## [Required task]
Copy the data exactly; pictures stay out of the copy.

## [Given data]
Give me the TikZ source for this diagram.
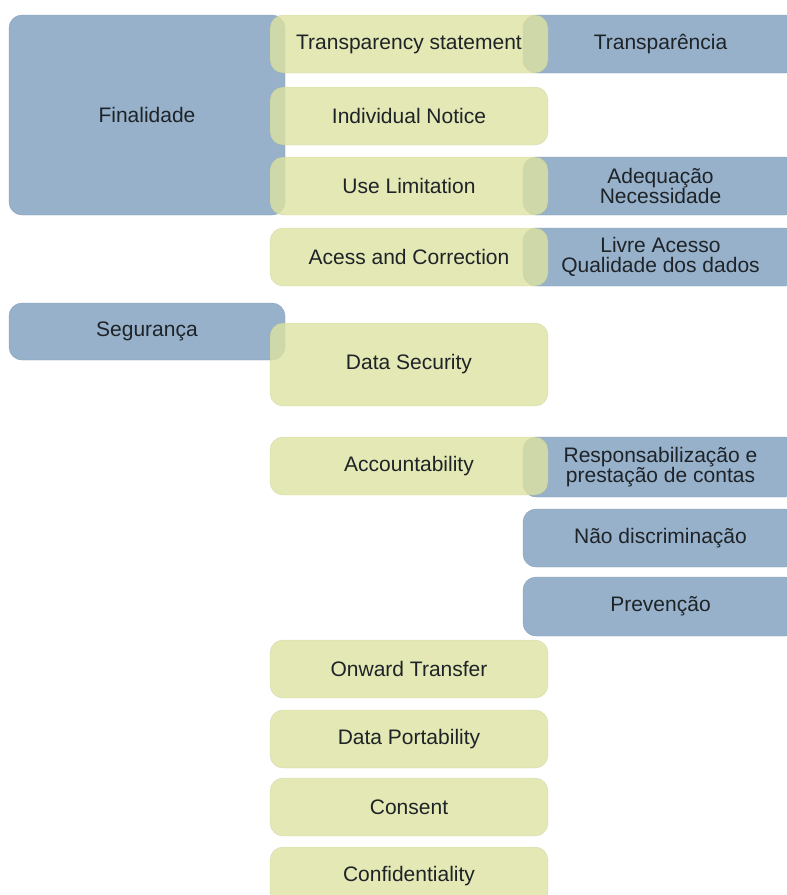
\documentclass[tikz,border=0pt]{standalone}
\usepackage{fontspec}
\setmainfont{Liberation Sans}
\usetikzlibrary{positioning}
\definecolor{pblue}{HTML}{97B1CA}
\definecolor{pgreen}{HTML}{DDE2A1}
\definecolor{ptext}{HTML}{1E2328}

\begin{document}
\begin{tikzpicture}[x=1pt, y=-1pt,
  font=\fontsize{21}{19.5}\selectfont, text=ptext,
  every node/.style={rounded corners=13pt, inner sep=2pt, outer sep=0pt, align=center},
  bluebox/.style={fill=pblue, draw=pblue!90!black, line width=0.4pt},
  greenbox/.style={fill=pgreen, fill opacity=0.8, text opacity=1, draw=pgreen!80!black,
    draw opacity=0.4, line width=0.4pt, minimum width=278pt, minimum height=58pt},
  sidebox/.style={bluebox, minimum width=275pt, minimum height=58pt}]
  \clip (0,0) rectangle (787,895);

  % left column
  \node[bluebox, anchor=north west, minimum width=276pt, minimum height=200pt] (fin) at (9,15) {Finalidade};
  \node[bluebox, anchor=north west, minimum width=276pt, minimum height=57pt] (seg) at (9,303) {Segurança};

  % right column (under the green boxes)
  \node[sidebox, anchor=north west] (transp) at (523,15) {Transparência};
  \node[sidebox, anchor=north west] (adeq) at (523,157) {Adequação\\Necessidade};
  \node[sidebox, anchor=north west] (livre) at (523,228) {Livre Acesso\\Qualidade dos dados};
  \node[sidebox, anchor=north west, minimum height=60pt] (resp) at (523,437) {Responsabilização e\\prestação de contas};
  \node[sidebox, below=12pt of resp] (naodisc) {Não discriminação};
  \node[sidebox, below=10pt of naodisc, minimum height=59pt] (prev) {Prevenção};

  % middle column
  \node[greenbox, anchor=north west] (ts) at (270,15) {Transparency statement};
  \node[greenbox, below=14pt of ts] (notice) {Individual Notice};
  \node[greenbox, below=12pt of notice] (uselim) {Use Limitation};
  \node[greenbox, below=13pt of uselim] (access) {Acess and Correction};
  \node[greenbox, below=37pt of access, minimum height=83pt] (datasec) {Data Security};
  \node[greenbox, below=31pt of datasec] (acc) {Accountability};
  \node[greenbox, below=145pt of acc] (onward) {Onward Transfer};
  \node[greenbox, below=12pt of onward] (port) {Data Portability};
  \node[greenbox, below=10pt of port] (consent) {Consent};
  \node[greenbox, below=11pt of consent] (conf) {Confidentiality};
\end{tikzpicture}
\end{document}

## [The solution]
Give me the TikZ source for this diagram.
\documentclass[tikz,border=0pt]{standalone}
\usepackage{fontspec}
\setmainfont{Liberation Sans}
\usetikzlibrary{positioning}
\definecolor{pblue}{HTML}{97B1CA}
\definecolor{pgreen}{HTML}{DDE2A1}
\definecolor{ptext}{HTML}{1E2328}

\begin{document}
\begin{tikzpicture}[x=1pt, y=-1pt,
  font=\fontsize{21}{19.5}\selectfont, text=ptext,
  every node/.style={rounded corners=13pt, inner sep=2pt, outer sep=0pt, align=center},
  bluebox/.style={fill=pblue, draw=pblue!90!black, line width=0.4pt},
  greenbox/.style={fill=pgreen, fill opacity=0.8, text opacity=1, draw=pgreen!80!black,
    draw opacity=0.4, line width=0.4pt, minimum width=278pt, minimum height=58pt},
  sidebox/.style={bluebox, minimum width=275pt, minimum height=58pt}]
  \clip (0,0) rectangle (787,895);

  % left column
  \node[bluebox, anchor=north west, minimum width=276pt, minimum height=200pt] (fin) at (9,15) {Finalidade};
  \node[bluebox, anchor=north west, minimum width=276pt, minimum height=57pt] (seg) at (9,303) {Segurança};

  % right column (under the green boxes)
  \node[sidebox, anchor=north west] (transp) at (523,15) {Transparência};
  \node[sidebox, anchor=north west] (adeq) at (523,157) {Adequação\\Necessidade};
  \node[sidebox, anchor=north west] (livre) at (523,228) {Livre Acesso\\Qualidade dos dados};
  \node[sidebox, anchor=north west, minimum height=60pt] (resp) at (523,437) {Responsabilização e\\prestação de contas};
  \node[sidebox, below=12pt of resp] (naodisc) {Não discriminação};
  \node[sidebox, below=10pt of naodisc, minimum height=59pt] (prev) {Prevenção};

  % middle column
  \node[greenbox, anchor=north west] (ts) at (270,15) {Transparency statement};
  \node[greenbox, below=14pt of ts] (notice) {Individual Notice};
  \node[greenbox, below=12pt of notice] (uselim) {Use Limitation};
  \node[greenbox, below=13pt of uselim] (access) {Acess and Correction};
  \node[greenbox, below=37pt of access, minimum height=83pt] (datasec) {Data Security};
  \node[greenbox, below=31pt of datasec] (acc) {Accountability};
  \node[greenbox, below=145pt of acc] (onward) {Onward Transfer};
  \node[greenbox, below=12pt of onward] (port) {Data Portability};
  \node[greenbox, below=10pt of port] (consent) {Consent};
  \node[greenbox, below=11pt of consent] (conf) {Confidentiality};
\end{tikzpicture}
\end{document}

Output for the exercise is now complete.